45 minutes later, we finally dragged ourselves to our feet, out the door, and onto the bicycles in an attempt to get over the Nehalem divide and into Scappoose BEFORE the sun went down (and we did. Barely. When it’s foggy the evening gloom comes on very quickly; we could still see some light in the sky when we reached highway 30, but it was gone by the time we turned onto Lane Road half a mile further on.)

And by then it had started to rain again, so our run up towards the summit was done in the wet. The Scappoose-Vernonia highway approaches the Nehalem divide in much the same way as Dairy Creek + Fern Flat Road approaches where Snooseville used to be, except the grades are ×2 as steep. Once you turn off 47, the Scappoose-Vernonia highway winds through a moderately open valley with an old railroad ROW visible on first the right side, then the left side of the road, and then the valley narrows and the road pitches steeply up for a twomileandchange grind up to the summit (apropos of nothing, I mentioned out loud that I thought the start of this ramp was about 8½ miles away from Snooseville – it turns out that I was wrong, because it’s only about 7½ miles away.) The five of us had stuck together up to this point, but as the grades got steeper I was progressively dropped by Adam & Ed, then Bill, and finally Lynne (who then stopped to wait for me to catch up before we rocketed down the other side of the divide into Scappoose.)

I reached the summit of the Nehalem divide at about 16:35; Lynne & I made the next 10 miles in 25 minutes, despite the road being more than moderately chewed up and landslidy near the summit. I think we passed Adam on the way down – I spotted a bicycle parked off on a side road that looked like a Trek Y-foil with blinkies – and we passed (but did not see) Bill, because he caught up with us just the other side of highway 30.
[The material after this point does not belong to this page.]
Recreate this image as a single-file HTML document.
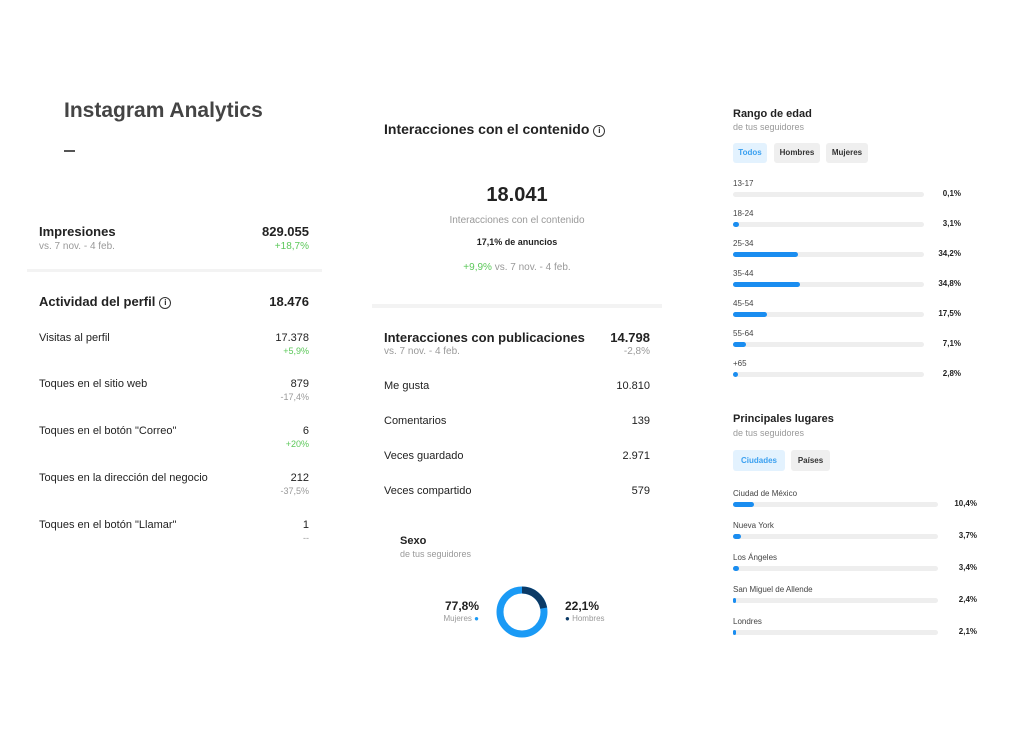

And then we had to loop out towards the Columbia River to get one last info control. Which was interesting – Dike Road, which, not surprisingly, runs along a dike alongside the Columbia, is amazingly rural once it gets dark. We were pinned between the Columbia River and Scappoose, but there was absolutely no sign of either of them while we were creeping along this road in the rain and the dark. We could have been in the middle of southern Illinois for all we could see. But we found the info control, and came to a consensus about what it actually was in the dark (it was on private property, so we didn’t want to go trapsing over to look at it with our bicycle lights. We’re pretty sure it wasn’t a B52. Or a rock lobster) and then looped back into Scappoose for a brief intermission at a gas station before heading back into Portland.

Scappoose is about 12 miles away from St Johns, which isn’t so bad on a sunny summer day. In the late fall, at 18:15pm, and in the rain (or fog, or drizzle), well, it’s not so good. The 4 of us (Ed caught up with us after what sounded like an extensive helping of bonus miles while trying to navigate around the Dike Road loop; Adam had apparently decided to head directly home?) headed south into the rain, but the combination of rain on eyeglasses and blinky taillights stretched us out into a long disgruntled line which didn’t properly clump together until we reached Portland and, more importantly, streetlights. Bill started slowing down about 5 miles out of St Johns because his rear tire was running low on air, but said that he’d rather ride it in than stop, so he waved us all ahead just before we reached the St Johns bridge, so Lynne, Ed, and I got to the end of the line about 3 minutes before he did.

And then, after a brief contemplative pause while we got receipts and a drink (or in my case, a veggie sandwich which was very good for the approximately 15 seconds it took for me to eat it) we dispersed and went our separate ways (Ed and I rode together down to Interstate & Denver, where he continued east and I turned south) and I rode the ~12 miles back to home, bringing me up to about 150 miles for the day.

Not very many pictures, alas, because I was wearing multiple glove layers and/or thick gloves (I can take pictures with my thin liner gloves, but don’t have the manual dexterity otherwise) for 99% of the loop, but plenty of wet to make up for it. The clothing I chose was all wool, except for my (allegedly) water-resistant jacket, my el-cheapo Nashbar +4s, and a pair of hastily put together reflective ankle bands (which got wet and disintegrated by the time we reached Vernonia. sigh) which meant that although I was completely wet I was completely warm (except for my toes and occasionally fingers) once I got moving (every time we stopped for any appreciable amount of time I’d be shivering to the point where the bicycle skittered over the road until I warmed up.) I’d been playing around with brake pads and had put a pair of Velo Orange “nonsqueal” pads on the mlcm last wednesday night – this was a horrible mistake to the point that if the ride had been any more bumpy than 5000(gps with elevation averaging)/7000(as described)/9500(gps without elevation averaging) feet I would have had to abandon because I couldn’t actually stop the bicycle on descents (all of the braking on the last 12 miles were from the rear brake, which had worn-to-a-nub koolstop black pads on it.)

Aside from that, the speed-sapping rain + fog, and the limbo-ish loop on Dike Road, it was a splendid ride. The only thing that went wrong is that I didn’t then go out on my bicycle yesterday, but instead spent the day cleaning the house, so my legs seized the opportunity to lock up on me last night.